THE DATA »

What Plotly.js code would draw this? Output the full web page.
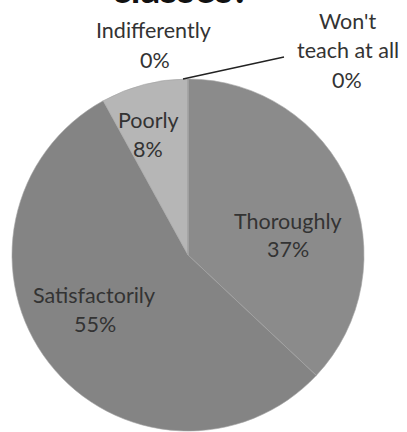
<!DOCTYPE html>
<html>
<head>
<meta charset="utf-8">
<script src="https://cdn.plot.ly/plotly-3.0.1.min.js"></script>
<style>html,body{margin:0;padding:0;background:#fff;}#chart{width:407px;height:432px;}</style>
</head>
<body>
<div id="chart"></div>
<script>
// ---- data ----
var categories = ["Thoroughly", "Satisfactorily", "Poorly", "Indifferently", "Won't teach at all"];
var values = [37, 55, 8, 0, 0];
var titleText = "classes?";

// ---- styles / layout helpers ----
var sliceColors = ["#8b8b8b", "#848484", "#b6b6b6", "#c8c8c8", "#d0d0d0"];
var W = 407, H = 432;
// label line positions in pixels (name lines, then percent line)
var labelLines = [
  [["Thoroughly", 288, 221]],
  [["Satisfactorily", 94, 295]],
  [["Poorly", 148, 120]],
  [["Indifferently", 153, 30]],
  [["Won't", 347, 21], ["teach at all", 348, 50]]
];
var pctPos = [[288, 249], [95, 324], [148, 149], [155, 60], [347, 80]];

var total = values.reduce(function (a, b) { return a + b; }, 0);
var font = {family: "Lato, 'Open Sans', sans-serif", size: 21.5, color: "#333333"};
var annotations = [];
function px(x) { return x / W; }
function py(y) { return (H - y) / H; }
categories.forEach(function (c, i) {
  labelLines[i].forEach(function (ln) {
    annotations.push({text: ln[0], x: px(ln[1]), y: py(ln[2]), xref: "paper", yref: "paper",
      xanchor: "center", yanchor: "middle", showarrow: false, font: font});
  });
  var pct = Math.round(values[i] / total * 100) + "%";
  annotations.push({text: pct, x: px(pctPos[i][0]), y: py(pctPos[i][1]), xref: "paper", yref: "paper",
    xanchor: "center", yanchor: "middle", showarrow: false, font: font});
});
annotations.push({text: "<b>" + titleText + "</b>", x: px(181), y: py(13), xref: "paper", yref: "paper",
  xanchor: "center", yanchor: "bottom", showarrow: false,
  font: {family: "Lato, 'Open Sans', sans-serif", size: 39, color: "#111"}});

var cx = 188, cy = 255, r = 176;
var trace = {
  type: "pie",
  labels: categories,
  values: values,
  sort: false,
  direction: "clockwise",
  rotation: 0,
  textinfo: "none",
  hoverinfo: "label+percent",
  marker: {colors: sliceColors, line: {color: "#a4a4a4", width: 0.6}},
  domain: {x: [(cx - r) / W, (cx + r) / W], y: [(H - cy - r) / H, (H - cy + r) / H]},
  showlegend: false
};

var layout = {
  width: W, height: H,
  margin: {l: 0, r: 0, t: 0, b: 0},
  paper_bgcolor: "#ffffff",
  showlegend: false,
  annotations: annotations,
  shapes: [{type: "line", xref: "paper", yref: "paper",
    x0: px(183), y0: py(79), x1: px(284), y1: py(57),
    line: {color: "#222", width: 1.3}}]
};

Plotly.newPlot("chart", [trace], layout, {displayModeBar: false, staticPlot: true});
</script>
</body>
</html>
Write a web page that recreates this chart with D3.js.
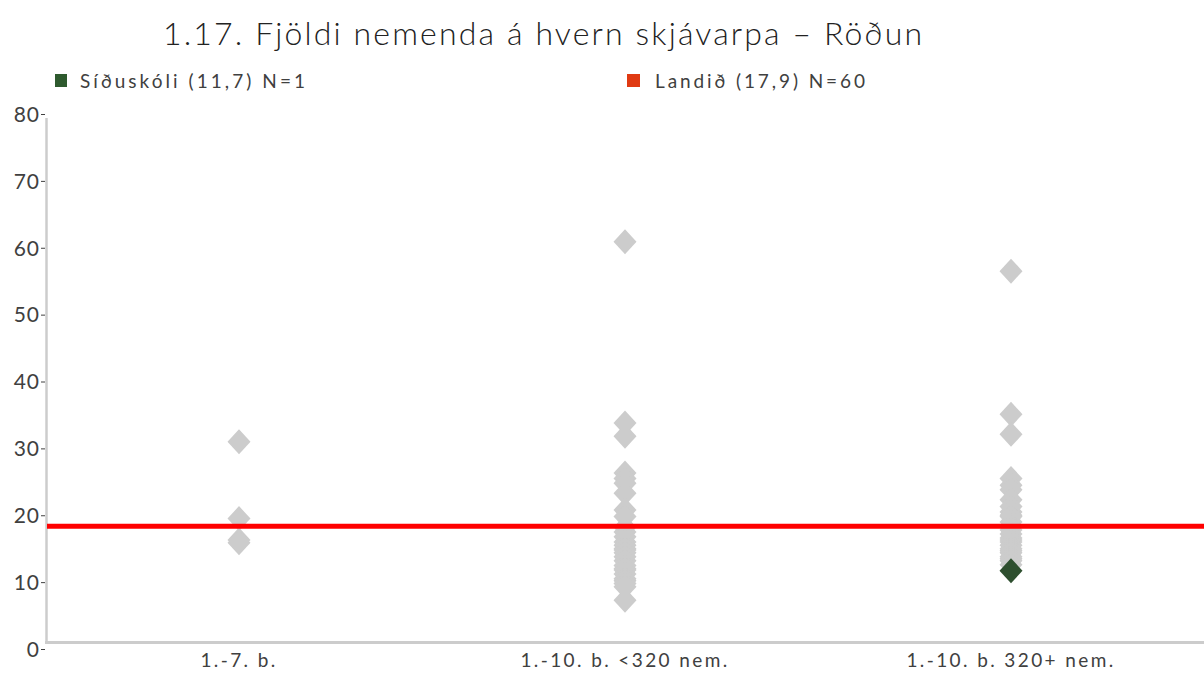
<!DOCTYPE html>
<html>
<head>
<meta charset="utf-8">
<script src="https://cdn.jsdelivr.net/npm/d3@7"></script>
<style>
  body { margin: 0; background: #fff; }
  text { font-family: Lato, "Open Sans", sans-serif; fill: #404040; }
</style>
</head>
<body>
<div id="chart"></div>
<script>
// data
const categories = ["1.-7. b.", "1.-10. b. <320 nem.", "1.-10. b. 320+ nem."]
const yTicks = [0, 10, 20, 30, 40, 50, 60, 70, 80]

// grey diamonds: all schools in each category
const schools1to7 = [31.0, 19.5, 16.3, 15.9]
const schoolsUnder320 = [60.9, 33.8, 31.8, 26.3, 25.5, 24.8, 23.3, 20.8, 19.8, 18.2, 17.5, 16.8, 16.0,
    15.5, 15.0, 14.8, 14.4, 13.8, 13.2, 12.5, 12.0, 11.8, 11.2, 10.5, 10.2, 9.8, 9.3, 7.3]
const schoolsOver320 = [56.5, 35.1, 32.1, 25.5, 24.5, 23.8, 22.3, 21.3, 20.5, 20.0, 19.8, 19.0, 18.5,
    18.2, 17.8, 17.2, 16.6, 16.3, 16.0, 15.5, 15.0, 14.7, 14.4, 13.8, 13.5, 13.2, 12.6]

// highlighted school
const schoolName = "Síðuskóli"
const schoolCategory = "1.-10. b. 320+ nem."
const schoolValue = 11.7
const schoolN = 1

// national average
const landValue = 17.9
const landN = 60

const title = "1.17. Fjöldi nemenda á hvern skjávarpa – Röðun"

//container with dimensions
let width = 1204,
    height = 673

let svg = d3.select("#chart")
    .append("svg")
    .attr("width", width)
    .attr("height", height)

//scales
let xScale = d3.scaleBand()
    .domain(categories)
    .range([46, width])

let yScale = d3.scaleLinear()
    .domain([0, 80])
    .range([649, 114])

//axis frame lines
svg.append("line")
    .style("stroke", "#cccccc")
    .style("stroke-width", 2.5)
    .attr("x1", 46.5)
    .attr("x2", 46.5)
    .attr("y1", yScale(80) + 4)
    .attr("y2", yScale(0) - 5)
svg.append("line")
    .style("stroke", "#cccccc")
    .style("stroke-width", 3)
    .attr("x1", 45)
    .attr("x2", width)
    .attr("y1", yScale(0) - 6.5)
    .attr("y2", yScale(0) - 6.5)

//y axis
let yAxis = d3.axisLeft(yScale).tickValues(yTicks).tickSize(4).tickPadding(1)
let gy = svg.append("g")
    .attr("transform", "translate(45,0)")
    .call(yAxis)
gy.select(".domain").remove()
gy.selectAll(".tick line").style("stroke", "#404040").style("stroke-width", 1)
gy.selectAll(".tick text")
    .style("font-size", "21px")
    .style("letter-spacing", "1px")
    .style("fill", "#404040")
    .attr("dy", "0.35em")

//x axis labels
let xAxis = d3.axisBottom(xScale).tickSize(0).tickPadding(11)
let gx = svg.append("g")
    .attr("transform", `translate(0,${yScale(0) - 6})`)
    .call(xAxis)
gx.select(".domain").remove()
gx.selectAll(".tick text")
    .style("font-size", "19px")
    .style("letter-spacing", "2.4px")
    .style("fill", "#404040")

//diamonds
const diamond = "M0,-12.5L11.5,0L0,12.5L-11.5,0Z"
const points = []
schools1to7.forEach(v => points.push({ cat: categories[0], value: v }))
schoolsUnder320.forEach(v => points.push({ cat: categories[1], value: v }))
schoolsOver320.forEach(v => points.push({ cat: categories[2], value: v }))

svg.selectAll(".school")
    .data(points)
    .enter()
    .append("path")
    .attr("class", "school")
    .attr("d", diamond)
    .style("fill", "#cccccc")
    .attr("transform", d => `translate(${xScale(d.cat) + xScale.bandwidth() / 2},${yScale(d.value)})`)

//national average line
svg.append("line")
    .style("stroke", "#ff0000")
    .style("stroke-width", 5)
    .attr("x1", 47)
    .attr("x2", width)
    .attr("y1", yScale(landValue) - 3)
    .attr("y2", yScale(landValue) - 3)

//highlighted school
svg.append("path")
    .attr("d", diamond)
    .style("fill", "#2e4f2f")
    .attr("transform", `translate(${xScale(schoolCategory) + xScale.bandwidth() / 2},${yScale(schoolValue)})`)

//legend
svg.append("rect")
    .attr("x", 55).attr("y", 74).attr("width", 12).attr("height", 13)
    .style("fill", "#2e5a2e")
svg.append("text")
    .attr("x", 80).attr("y", 88)
    .style("font-size", "19px")
    .attr("textLength", 225)
    .attr("lengthAdjust", "spacing")
    .text(`${schoolName} (${String(schoolValue).replace(".", ",")}) N=${schoolN}`)

svg.append("rect")
    .attr("x", 627).attr("y", 74).attr("width", 13).attr("height", 13)
    .style("fill", "#e03a12")
svg.append("text")
    .attr("x", 655).attr("y", 88)
    .style("font-size", "19px")
    .attr("textLength", 210)
    .attr("lengthAdjust", "spacing")
    .text(`Landið (${String(landValue).replace(".", ",")}) N=${landN}`)

//title
svg.append("text")
    .attr("x", 163).attr("y", 45)
    .style("font-size", "32px")
    .style("font-weight", 300)
    .attr("textLength", 759)
    .attr("lengthAdjust", "spacing")
    .style("fill", "#222")
    .text(title)
</script>
</body>
</html>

OBJECTIVE » Pictures do not belong in the copy. Repeat only the lines from the top of the records through the line containing "60], [347, 80]];".

RESPONSE BELOW »
What Plotly.js code would draw this? Output the full web page.
<!DOCTYPE html>
<html>
<head>
<meta charset="utf-8">
<script src="https://cdn.plot.ly/plotly-3.0.1.min.js"></script>
<style>html,body{margin:0;padding:0;background:#fff;}#chart{width:407px;height:432px;}</style>
</head>
<body>
<div id="chart"></div>
<script>
// ---- data ----
var categories = ["Thoroughly", "Satisfactorily", "Poorly", "Indifferently", "Won't teach at all"];
var values = [37, 55, 8, 0, 0];
var titleText = "classes?";

// ---- styles / layout helpers ----
var sliceColors = ["#8b8b8b", "#848484", "#b6b6b6", "#c8c8c8", "#d0d0d0"];
var W = 407, H = 432;
// label line positions in pixels (name lines, then percent line)
var labelLines = [
  [["Thoroughly", 288, 221]],
  [["Satisfactorily", 94, 295]],
  [["Poorly", 148, 120]],
  [["Indifferently", 153, 30]],
  [["Won't", 347, 21], ["teach at all", 348, 50]]
];
var pctPos = [[288, 249], [95, 324], [148, 149], [155, 60], [347, 80]];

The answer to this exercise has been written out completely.